Perhaps this is an appropriate time to ask a question I've had for a long while. For the most common 40% layout, how does it make sense that you would maximize the number of keys on the top row as opposed to the second row, where one's hands rest? By not having a key right of the pinky, you lose out on a spot for an easily reachable key--easier to reach than you'd have on the top row. (And at the cost of an extra 0.25 key widths, you can have 12 keys on both rows.) This just seems to me like madness, so I'm wondering if there's some peculiar value to it that would prompt someone to consider it as ideal.

neeull

27 Apr 2016, 21:58

jeb wrote: Perhaps this is an appropriate time to ask a question I've had for a long while. For the most common 40% layout, how does it make sense that you would maximize the number of keys on the top row as opposed to the second row, where one's hands rest? By not having a key right of the pinky, you lose out on a spot for an easily reachable key--easier to reach than you'd have on the top row. (And at the cost of an extra 0.25 key widths, you can have 12 keys on both rows.) This just seems to me like madness, so I'm wondering if there's some peculiar value to it that would prompt someone to consider it as ideal.
Yes yes I see what you mean. I think that's actually how the layout of the planck is set up. However I think the point of having the second row having one less key is to maintain the staggered layout like most keyboards as opposed to the ortholinear layout of the planck. So I guess adding an extra column on the staggered 40% would make it more ideal but that'd be more of a 45% keyboard right? What I don't understand is why some layouts keep the 6.25u spacebar on a 40% when its already so small haha

jacobolus

28 Apr 2016, 09:17

jeb wrote: Perhaps this is an appropriate time to ask a question I've had for a long while. For the most common 40% layout, how does it make sense that you would maximize the number of keys on the top row as opposed to the second row, where one's hands rest?
The “most common 40% layout” was made by one dude, to meet his own goals / match his own preferences, and a bunch of other people also thought it looked fun. It’s not some kind of platonic ideal of a tiny keyboard.

KRKS

28 Apr 2016, 10:14

neeull wrote: What I don't understand is why some layouts keep the 6.25u spacebar on a 40% when its already so small haha
Because many people are way too stuck up in "standard layout is the best layout" mentality. Every time a new keyboard with a non-standard bottom row comes up they start bashing on that. And even more amusingly the very same people call me unreasonable for what I say about MD.
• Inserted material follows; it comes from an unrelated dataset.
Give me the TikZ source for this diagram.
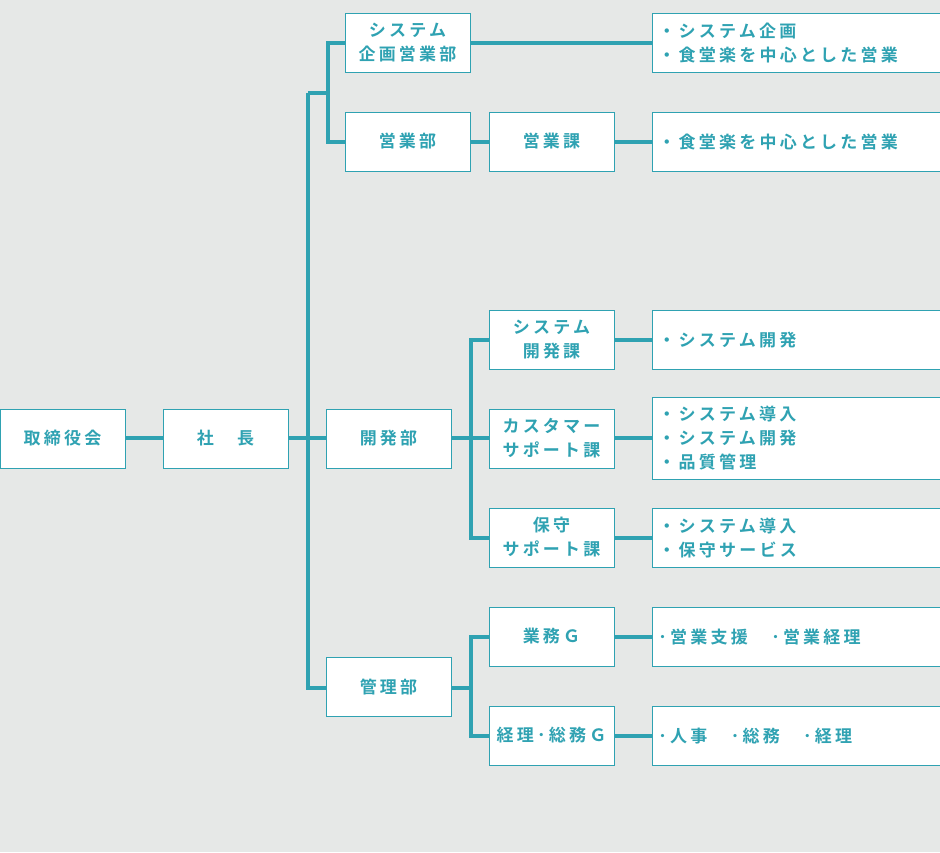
\documentclass[tikz,border=0pt]{standalone}
\usepackage{fontspec}
\newfontfamily\jp[LetterSpace=19]{Noto Sans CJK JP Bold}
\definecolor{teal1}{HTML}{2FA2B2}
\definecolor{bg}{HTML}{E6E8E7}
\begin{document}
\begin{tikzpicture}[x=1pt,y=-1pt,
 box/.style={draw=teal1,line width=0.8pt,fill=white,inner sep=0pt,font=\jp\fontsize{17}{24}\selectfont,text=teal1,align=center},
 ln/.style={draw=teal1,line width=4pt}]
\fill[bg] (0,0) rectangle (940,852);
\useasboundingbox (0,0) rectangle (940,852);
\newcommand{\bx}[6]{\node[box,minimum width=#4-#2,minimum height=#5-#3] (#1) at ({(#2+#4)/2},{(#3+#5)/2}) {#6};}
\newcommand{\rb}[5]{\node[box,minimum width=288,minimum height=#3-#2,anchor=north west,text width=282,align=left,inner xsep=6pt] (#1) at (652,#2) {#4};}
% connectors
\coordinate (p1) at (308,93); \coordinate (p2) at (308,688);
\coordinate (q1) at (328,43); \coordinate (q2) at (328,142);
\coordinate (r1) at (471,340); \coordinate (r2) at (471,538);
\coordinate (s1) at (471,637); \coordinate (s2) at (471,736);
\draw[ln] (125,438) -- (163,438);
\draw[ln] (288,438) -- (326,438);
\draw[ln] (p1) -- (p2) -- (326,688);
\draw[ln] (p1) -- (328,93);
\draw[ln] (345,43) -- (q1) -- (q2) -- (345,142);
\draw[ln] (470,43) -- (652,43);
\draw[ln] (470,142) -- (652,142);
\draw[ln] (451,438) -- (489,438);
\draw[ln] (489,340) -- (r1) -- (r2) -- (489,538);
\draw[ln] (451,688) -- (471,688);
\draw[ln] (489,637) -- (s1) -- (s2) -- (489,736);
\foreach \y in {340,438,538,637,736} \draw[ln] (614,\y) -- (652,\y);
% nodes
\bx{a}{0}{409}{125}{468}{取締役会}
\bx{b}{163}{409}{288}{468}{社　長}
\bx{c}{345}{13}{470}{72}{システム\\企画営業部}
\bx{d}{345}{112}{470}{171}{営業部}
\bx{e}{489}{112}{614}{171}{営業課}
\bx{f}{326}{409}{451}{468}{開発部}
\bx{g}{489}{310}{614}{369}{システム\\開発課}
\bx{h}{489}{409}{614}{468}{カスタマー\\サポート課}
\bx{i}{489}{508}{614}{567}{保守\\サポート課}
\bx{j}{326}{657}{451}{716}{管理部}
\bx{k}{489}{607}{614}{666}{業務Ｇ}
\bx{l}{489}{706}{614}{765}{経理･総務Ｇ}
\rb{r1b}{13}{72}{・システム企画\\・食堂楽を中心とした営業}{}
\rb{r2b}{112}{171}{・食堂楽を中心とした営業}{}
\rb{r3b}{310}{369}{・システム開発}{}
\rb{r4b}{397}{479}{・システム導入\\・システム開発\\・品質管理}{}
\rb{r5b}{508}{567}{・システム導入\\・保守サービス}{}
\rb{r6b}{607}{666}{･営業支援　･営業経理}{}
\rb{r7b}{706}{765}{･人事　･総務　･経理}{}
\end{tikzpicture}
\end{document}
One of the reasons I've been advocating for more 5.5u spacebars is that it works with more than the standard bottom row. In fact, it even divides nicely into existing sizes, increasing the number of possible layouts without effectively smashing two PCB's into one(like when combining 7u and 6.25u bottom rows).

But all of this is pointless since 45% is much better than 40% anyway.

jeb

28 Apr 2016, 20:28

jacobolus wrote:
jeb wrote: Perhaps this is an appropriate time to ask a question I've had for a long while. For the most common 40% layout, how does it make sense that you would maximize the number of keys on the top row as opposed to the second row, where one's hands rest?
The “most common 40% layout” was made by one dude, to meet his own goals / match his own preferences, and a bunch of other people also thought it looked fun. It’s not some kind of platonic ideal of a tiny keyboard.
Well, yeah. But it's been copied enough, and here someone did suggest it in the context of an ideal layout, so I thought maybe there was something I was missing. I'm not really sure what kind of answer I could have been expecting, though.